Give the Cardinals credit for this -- they are the champions because they played their best baseball when it counted most. They were able to avenge a four-game sweep at the hands of the Red Sox in 2004 at the old Busch Stadium and won their first championship at the new Busch.

Give them credit for getting back to the Series for the second time in three years. That's hard to do.

Series MVP David Eckstein is fun to watch and he's a winning ballplayer. We never really saw the dominant Albert Pujols (no RBIs in his last 19 plate appearances), though he made one of the finest defensive plays of the Series with a diving grab and throw from his back on Placido Polanco's grounder in the seventh.

"Nobody thought we would ever get here," said Pujols, with his son sitting on his shoulders. "But we proved everybody wrong. I'm so happy we got to do it in front of our fans."

You're happy for Cardinals fans because they love baseball. It's Midwestern style, a kinder, gentler fan base, but their passion is undeniable.

You want people who love baseball to win.

The Cardinals got a terrific performance in Game 1 by rookie Anthony Reyes, and that's when this team knew it could beat the Tigers, who peaked in the ALCS.

Jeff Suppan, the NLCS MVP, pitched well and Chris Carpenter lived up to his billing as the best pitcher in the NL with a shutdown performance in Game 3. And Jeff Weaver, released by the Angels, overpowered the Tigers last night (8 innings, 4 hits, 2 runs) almost as if brother Jered (who was in the stands dressed in Cardinals garb) had swapped places with him.

They did a lot of things well, but the Tigers wound up being one of the worst AL representatives in years.

If you predicted this Series to play out the way it did, take a bow. You're the prognosticator of the year.

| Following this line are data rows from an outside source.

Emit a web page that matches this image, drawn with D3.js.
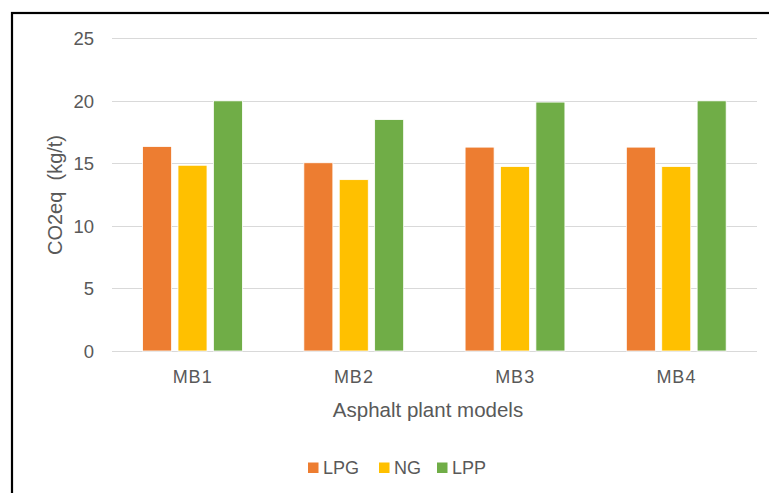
<!DOCTYPE html>
<html>
<head>
<meta charset="utf-8">
<script src="https://cdn.jsdelivr.net/npm/d3@7"></script>
<style>
  html, body { margin: 0; padding: 0; background: #fff; }
  svg { display: block; }
  text { font-family: "Liberation Sans", Arial, sans-serif; fill: #595959; }
</style>
</head>
<body>
<script>
const categories = ["MB1", "MB2", "MB3", "MB4"];
const seriesNames = ["LPG", "NG", "LPP"];
const LPG = [16.35, 15.05, 16.3, 16.3];
const NG  = [14.85, 13.7, 14.75, 14.75];
const LPP = [20.0, 18.5, 19.9, 20.0];
const yTicks = [0, 5, 10, 15, 20, 25];
const colors = ["#ED7D31", "#FFC000", "#70AD47"];
const yTitle = "CO2eq  (kg/t)";
const xTitle = "Asphalt plant models";

const W = 769, H = 493;
const svg = d3.select("body").append("svg").attr("width", W).attr("height", H);

// outer border (extends past right and bottom edges)
svg.append("rect").attr("x", 12).attr("y", 13).attr("width", W + 20).attr("height", H + 20)
  .attr("fill", "#fff").attr("stroke", "#000").attr("stroke-width", 2.2);

const x0 = d3.scaleBand().domain(categories).range([112, 757]).paddingInner(0).paddingOuter(0);
const x1 = d3.scaleBand().domain(seriesNames).range([27.4, 133.6]).paddingInner(0.18).paddingOuter(0.09);
const y = d3.scaleLinear().domain([0, 25]).range([351, 38.3]);

// gridlines
svg.append("g").selectAll("line").data(yTicks).join("line")
  .attr("x1", 112).attr("x2", 757)
  .attr("y1", d => Math.round(y(d)) + 0.5).attr("y2", d => Math.round(y(d)) + 0.5)
  .attr("stroke", "#D9D9D9").attr("stroke-width", 1.2);

// y axis labels via d3 axis
const yAxis = d3.axisLeft(y).tickValues(yTicks).tickSize(0).tickPadding(0);
const gy = svg.append("g").attr("transform", "translate(94,0)").call(yAxis);
gy.select(".domain").remove();
gy.selectAll("text").style("font-size", "18.5px").attr("fill", "#595959")
  .style("font-family", "'Liberation Sans', Arial, sans-serif").attr("dy", "0.34em");

// bars
const data = categories.map((c, i) => ({ c, vals: [LPG[i], NG[i], LPP[i]] }));
const groups = svg.append("g").selectAll("g").data(data).join("g")
  .attr("transform", d => `translate(${x0(d.c)},0)`);
groups.selectAll("rect").data(d => d.vals.map((v, j) => ({ s: seriesNames[j], v, j })))
  .join("rect")
  .attr("x", d => x1(d.s))
  .attr("width", x1.bandwidth())
  .attr("y", d => y(d.v))
  .attr("height", d => y(0) - y(d.v))
  .attr("fill", d => colors[d.j])
  .attr("stroke", "#fff").attr("stroke-width", 0.8);

// x axis labels
const xAxis = d3.axisBottom(x0).tickSize(0).tickPadding(0);
const gx = svg.append("g").attr("transform", "translate(0,377)").call(xAxis);
gx.select(".domain").remove();
gx.selectAll("text").style("font-size", "18px").attr("fill", "#595959")
  .style("font-family", "'Liberation Sans', Arial, sans-serif").attr("dy", "0.35em")
  .style("letter-spacing", "1px");

// axis titles
svg.append("text").attr("x", 428).attr("y", 410).attr("text-anchor", "middle")
  .attr("dy", "0.35em").style("font-size", "20.5px").text(xTitle);
svg.append("text").attr("transform", "translate(55,195) rotate(-90)")
  .attr("text-anchor", "middle").attr("dy", "0.35em").style("font-size", "20px")
  .style("white-space", "pre").text(yTitle);

// legend
const legendX = [308, 379, 437];
const lg = svg.append("g").selectAll("g").data(seriesNames).join("g")
  .attr("transform", (d, i) => `translate(${legendX[i]},468)`);
lg.append("rect").attr("x", 0).attr("y", -5.5).attr("width", 10.5).attr("height", 10.5)
  .attr("fill", (d, i) => colors[i]);
lg.append("text").attr("x", 15).attr("dy", "0.35em").style("font-size", "18px").text(d => d);
</script>
</body>
</html>
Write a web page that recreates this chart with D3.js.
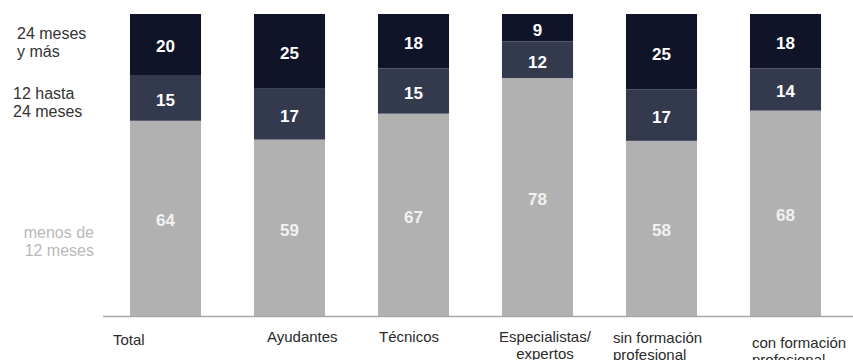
<!DOCTYPE html>
<html>
<head>
<meta charset="utf-8">
<script src="https://cdn.jsdelivr.net/npm/d3@7"></script>
<style>
  html, body { margin: 0; padding: 0; background: #ffffff; }
  svg { display: block; font-family: "Liberation Sans", Arial, sans-serif; }
</style>
</head>
<body>
<svg id="chart" width="853" height="360"></svg>
<script>
// Duration groups, bottom to top of each stacked bar
const seriesKeys = ["menos de 12 meses", "12 hasta 24 meses", "24 meses y más"];

// Groups on the x axis (label lines)
const categories = ["Total", "Ayudantes", "Técnicos", "Especialistas/expertos", "sin formación profesional", "con formación profesional"];
const categoryLines = [
  ["Total"],
  ["Ayudantes"],
  ["Técnicos"],
  ["Especialistas/", "expertos"],
  ["sin formación", "profesional"],
  ["con formación", "profesional"]
];

// Shares in percent per group
const menos12 = [64, 59, 67, 78, 58, 68];
const de12a24 = [15, 17, 15, 12, 17, 14];
const mas24   = [20, 25, 18, 9, 25, 18];

// Legend text on the left, one entry per series
const legendLines = [
  ["menos de", "12 meses"],
  ["12 hasta", "24 meses"],
  ["24 meses", "y más"]
];

const colors = ["#b1b1b1", "#333a4e", "#0f1428"];
const valueColors = ["#f2f2f2", "#ffffff", "#ffffff"];
const legendColors = ["#b9b9b9", "#333333", "#333333"];

const rows = categories.map((c, i) => ({
  cat: c,
  [seriesKeys[0]]: menos12[i],
  [seriesKeys[1]]: de12a24[i],
  [seriesKeys[2]]: mas24[i]
}));

const svg = d3.select("#chart");
const baseY = 316, topY = 14;

const x = d3.scaleBand()
  .domain(categories)
  .range([103.5, 847.5])
  .paddingInner(0.427)
  .paddingOuter(0.2135);

// Each bar fills the full height (shares normalised per group)
const y = d3.scaleLinear().domain([0, 1]).range([baseY, topY]);

const stacked = d3.stack().keys(seriesKeys).offset(d3.stackOffsetExpand)(rows);

const layers = svg.append("g").selectAll("g")
  .data(stacked)
  .join("g")
  .attr("fill", (d, i) => colors[i]);

layers.selectAll("rect")
  .data(d => d)
  .join("rect")
  .attr("x", d => x(d.data.cat))
  .attr("width", x.bandwidth())
  .attr("y", d => y(d[1]))
  .attr("height", d => y(d[0]) - y(d[1]));

// Value labels centred in each segment
stacked.forEach((layer, li) => {
  svg.append("g").selectAll("text")
    .data(layer)
    .join("text")
    .attr("x", d => x(d.data.cat) + x.bandwidth() / 2)
    .attr("y", d => (y(d[0]) + y(d[1])) / 2 + 2)
    .attr("dy", "0.35em")
    .attr("text-anchor", "middle")
    .attr("font-size", 17)
    .attr("font-weight", "bold")
    .attr("fill", valueColors[li])
    .text(d => d.data[layer.key]);
});

// Baseline
svg.append("line")
  .attr("x1", 103).attr("x2", 853)
  .attr("y1", baseY + 0.5).attr("y2", baseY + 0.5)
  .attr("stroke", "#a8a8a8")
  .attr("stroke-width", 1.5);

// Category labels under the bars: anchor, offset from the band start, first baseline
const catLayout = [
  { anchor: "start",  dx: -17, base: 345 },
  { anchor: "start",  dx: 13,  base: 342 },
  { anchor: "start",  dx: 1,   base: 342 },
  { anchor: "middle", dx: 43,  base: 342 },
  { anchor: "start",  dx: -13, base: 343 },
  { anchor: "start",  dx: 2,   base: 348 }
];
const catG = svg.append("g")
  .attr("font-size", 15)
  .attr("fill", "#2a2a2a");
categories.forEach((c, i) => {
  const L = catLayout[i];
  const t = catG.append("text")
    .attr("text-anchor", L.anchor)
    .attr("x", x(c) + L.dx)
    .attr("y", L.base);
  categoryLines[i].forEach((line, k) => {
    t.append("tspan")
      .attr("x", x(c) + L.dx)
      .attr("dy", k === 0 ? 0 : 17)
      .text(line);
  });
});

// Legend labels on the left
const legLayout = [
  { anchor: "end",   x: 94, y0: 232 },
  { anchor: "start", x: 13, y0: 93 },
  { anchor: "start", x: 17, y0: 33 }
];
legendLines.forEach((lines, i) => {
  const L = legLayout[i];
  const t = svg.append("text")
    .attr("text-anchor", L.anchor)
    .attr("font-size", 16)
    .attr("fill", legendColors[i])
    .attr("x", L.x)
    .attr("y", L.y0);
  lines.forEach((line, k) => {
    t.append("tspan")
      .attr("x", L.x)
      .attr("dy", k === 0 ? "0.35em" : "18px")
      .text(line);
  });
});
</script>
</body>
</html>
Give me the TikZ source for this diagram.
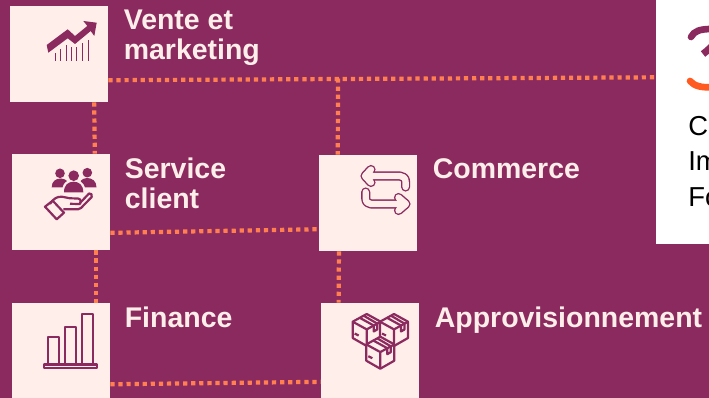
\documentclass[tikz,border=0pt]{standalone}
\usepackage{fontspec}
\setmainfont{Liberation Sans}
\definecolor{plum}{HTML}{8B2A5E}
\definecolor{blush}{HTML}{FFEEEA}
\definecolor{coral}{HTML}{FF7F50}
\definecolor{flame}{HTML}{FF5A1F}
\tikzset{
	tile/.style={fill=blush,minimum width=1.96cm,minimum height=1.92cm,inner sep=0pt},
	heading/.style={anchor=north west,align=left,inner sep=0pt,text=blush,font=\fontsize{16.2}{17.06}\selectfont\bfseries},
	panelline/.style={anchor=base west,inner sep=0pt,text=black,font=\fontsize{15.6}{18}\selectfont},
	dotlink/.style={draw=coral,line width=2.4pt,dash pattern=on 2.4pt off 2.2pt},
	iconline/.style={draw=plum,line width=1.25pt,line join=round},
	iconswap/.style={draw=plum,line width=0.8pt,double=blush,double distance=3.6pt,line cap=round,line join=round},
	crate/.pic={
		\filldraw[iconline,fill=blush] (0,0) -- (-14,7.7) -- (-14,24) -- (0,32) -- (14,24) -- (14,7.7) -- cycle;
		\draw[iconline] (-14,7.7) -- (0,15.4) -- (14,7.7) (0,15.4) -- (0,32);
		%tape
		\draw[iconline] (-7,3.8) -- (7,11.5) (-3,1.7) -- (10.5,9.6) (7,11.5) -- (7,17.5) -- (10.5,15.5) -- (10.5,9.6);
		\draw[iconline] (-12,19.5) -- (-8,21.5);
	}
}

\begin{document}
\begin{tikzpicture}[x=0.02cm,y=-0.02cm]
		%page
			\fill[plum] (0,0) rectangle (709,398);
			\useasboundingbox (0,0) rectangle (709,398);
		%tiles
			\node[tile] (vente) at (59,54) {};
			\node[tile] (service) at (61,202) {};
			\node[tile] (commerce) at (368,203) {};
			\node[tile] (finance) at (61,351) {};
			\node[tile] (appro) at (370,351) {};
			\node[fill=white,minimum width=1.06cm,minimum height=4.88cm,inner sep=0pt] (panel) at (682.5,122) {};
			\coordinate (junction) at (338,78.5);
		%dotted links
			\draw[dotlink] (vente.-28) -- (panel.121);
			\draw[dotlink] (junction) -- (commerce.122);
			\draw[dotlink] (vente.-54) -- (service.55);
			\draw[dotlink] (service.-32) -- (commerce.208);
			\draw[dotlink] (service.-54) -- (finance.54);
			\draw[dotlink] (commerce.-121) -- (appro.123);
			\draw[dotlink] (finance.-34) -- (appro.212);
		%labels
			\node[heading] at (123.5,9.5) {Vente et\\marketing};
			\node[heading] at (124.5,158) {Service\\client};
			\node[heading] at (432.5,158) {Commerce};
			\node[heading] at (124.5,307) {Finance};
			\node[heading] at (434.5,307) {Approvisionnement};
		%panel
			\draw[plum,line width=3.8pt,line cap=round] (691,37) .. controls (694,31) and (700,29) .. (712,29);
			\draw[plum,line width=4pt] (703,54) .. controls (706,52) and (708,50) .. (712,46);
			\draw[flame,line width=3.8pt,line cap=round] (690,81) .. controls (694,86) and (702,88) .. (712,87);
			\node[panelline] at (688,136) {Co};
			\node[panelline] at (688,171) {Im};
			\node[panelline] at (688,207) {Fo};
		%chart icon
			\fill[plum] (46.7,45) -- (67.7,29.3) -- (75,36) -- (87.3,26) -- (83.3,21) -- (96.7,22.7) -- (94.3,36) -- (90.7,31) -- (75,44) -- (67.7,38.3) -- (48.3,52.7) -- cycle;
			\foreach \x/\y in {55.3/52.7,60.7/49.5,66/45,71/47.3,76.3/46.7,82.7/42.7,88/40}
				\draw[plum,line width=0.55pt] (\x,60.7) -- (\x,\y);
		%people icon
			\fill[plum] (60,173.3) circle (4.8) (87.3,172.7) circle (4.8) (73.7,175.7) circle (5.3);
			\fill[plum] (51.7,187.3) .. controls (51.7,181) and (56,178.5) .. (61,178.5) .. controls (64,178.5) and (66,180) .. (67,181) .. controls (64,183) and (63,185) .. (62.5,187.3) -- cycle;
			\fill[plum] (96.5,187.3) .. controls (96.5,181) and (92,178) .. (87,178) .. controls (84,178) and (82,179.5) .. (80.5,181) .. controls (83,183) and (84.5,185) .. (85,187.3) -- cycle;
			\fill[plum] (64,192.3) .. controls (64,185) and (68,181.7) .. (73.7,181.7) .. controls (79,181.7) and (83.3,185) .. (83.3,192.3) -- cycle;
			\draw[iconline] (45,206.7) -- (52.7,200.7) -- (64,212.7) -- (56.7,219.3) -- cycle;
			\draw[iconline] (50,204) .. controls (54,198) and (57,196.7) .. (61.7,196.7) .. controls (65,196.7) and (67,198.3) .. (70,198.3) -- (78,198.5) .. controls (81,199) and (81.5,202) .. (80,204) -- (70,203.8);
			\draw[iconline] (80,203) -- (89,193.5) .. controls (91,192.5) and (92.5,195) .. (91.7,197) -- (81,208) .. controls (80,209) and (79,209.3) .. (78,209.3) -- (63.3,209.3);
		%swap icon
			\draw[iconswap] (405.6,187) -- (405.6,182) .. controls (405.6,178) and (403,176) .. (400,176) -- (365,176) (371,169.5) -- (365,176) -- (371,182.5);
			\draw[iconswap] (365.7,192) -- (365.7,198) .. controls (365.7,202) and (368,204) .. (371,204) -- (406,204) (398.5,197.5) -- (406,204) -- (398.5,210.5);
		%bars icon
			\foreach \x/\y/\w in {47.7/336.7/59.3,65/326.7/76.3,81.7/314.3/93.3}
				\draw[iconline] (\x,364) rectangle (\w,\y);
			\draw[iconline] (43.8,364.5) rectangle (97.4,368.2);
		%crates icon
			\pic at (366.7,314) {crate};
			\pic at (394,314) {crate};
			\pic at (380.3,336.7) {crate};
	\end{tikzpicture}
\end{document}
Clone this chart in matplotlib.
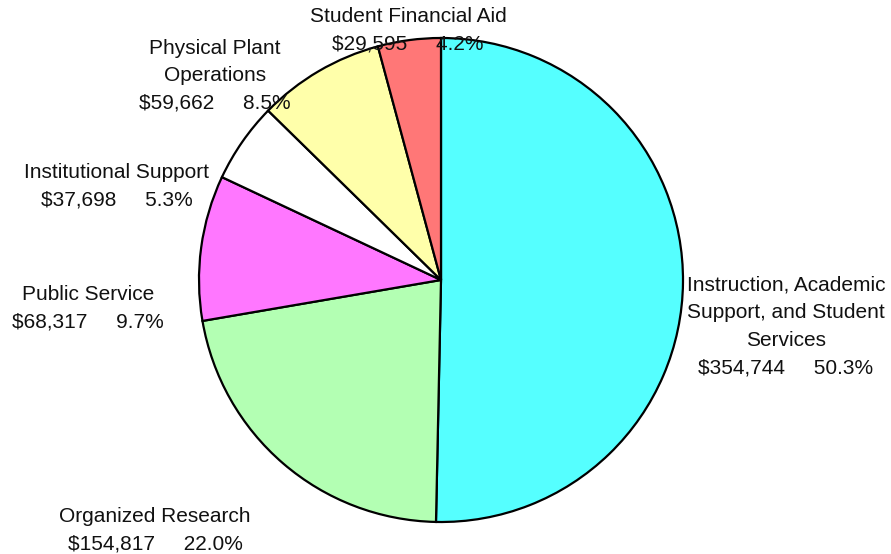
import matplotlib
matplotlib.use("Agg")
import matplotlib.pyplot as plt

categories = ["Instruction, Academic\nSupport, and Student\nServices", "Organized Research",
              "Public Service", "Institutional Support", "Physical Plant\nOperations",
              "Student Financial Aid"]
amounts = [354744, 154817, 68317, 37698, 59662, 29595]
colors = ["#55FFFF", "#B3FFB3", "#FF77FF", "#FFFFFF", "#FFFFAA", "#FF7777"]

# label centre positions in pixels (x, y of first line from top)
label_pos = [(786, 285), (155, 516), (88, 295), (117, 172), (215, 48), (408, 16)]

W, H = 891, 554
fig = plt.figure(figsize=(W / 100, H / 100), dpi=100)
ax = fig.add_axes([0, 0, 1, 1])

ax.pie(amounts, colors=colors, startangle=90, counterclock=False,
       center=(441, H - 280), radius=242,
       wedgeprops=dict(edgecolor="black", linewidth=1.6))
ax.set_xlim(0, W)
ax.set_ylim(0, H)
ax.set_aspect("auto")
ax.axis("off")

total = sum(amounts)
for cat, amt, (x, y) in zip(categories, amounts, label_pos):
    pct = 100 * amt / total
    lines = cat.split("\n") + [f"${amt:,}     {pct:.1f}%"]
    for i, line in enumerate(lines):
        ax.text(x, H - (y + i * 27.5), line, ha="center", va="center",
                fontsize=15, family="Liberation Sans", color="#111111")

fig.savefig("out.png", dpi=100)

Blame it on the Tigers' anemic offense, poor defense, and young pitchers.

Blame it on Missouri. The Tigers were swept by the Kansas City Royals at the end of the regular season and they were manhandled by the Cardinals.

The Tigers won 95 games in the vastly superior AL. The Cardinals barely held off the Astros (1 1/2 games) in the NL Central. Yet they persevered, beating the Padres and highly favored Mets en route to the Series.

They caught the Tigers flat-footed.

The matchups were one-sided. The Tigers had the best pitching in the majors. Kenny Rogers had become Sandy Koufax. Justin Verlander throws in the high 90s. Jeremy Bonderman's a bulldog. Nate Robertson pitches tough. How could you crack Joel Zumaya, Fernando Rodney, and Todd Jones in the bullpen?

The Cardinals did, though the Tigers did in themselves.

Manager Jim Leyland watched as his young pitchers fell apart. Verlander's hideous throw wide of third base in the fourth last night on a Weaver bunt allowed the tying run to score. It ultimately led to the go-ahead run. It was the fifth straight game in which a Tigers pitcher committed an error.

Leyland had made the pitchers practice bunt plays over and over during their week off after the ALCS.

Despite the loss, the Tigers were the feel-good story of the season. They lost 119 games three years ago. They won 71 last season. They have an outstanding manager and a fine young pitching staff.

The Tigers shouldn't feel bad about the fact they cracked under World Series pressure.

More than anything, the Tigers were done in by their inability to generate offense.

Veterans Magglio Ordonez (2 for 19), Polanco (0 for 17), Pudge Rodriguez (3 for 19), and Curtis Granderson (2 for 21) were not only AWOL but AWFUL.

That left the burden on Craig Monroe (five postseason homers) and Sean Casey, who stroked a two-run homer to give the Tigers a 2-1 lead in the fourth. Casey even tried to start a ninth-inning rally with a one-out double, but to no avail.

"It starts with the manager," Leyland said. "I didn't have our team prepared to play. I didn't do enough. We're not going to point any fingers here. I just hope people don't forget where this team came from. I hope they get the credit they deserve. We just didn't play well enough to win the World Series."

The Cardinals did.

They were not the best team, but history will recognize them as the champions.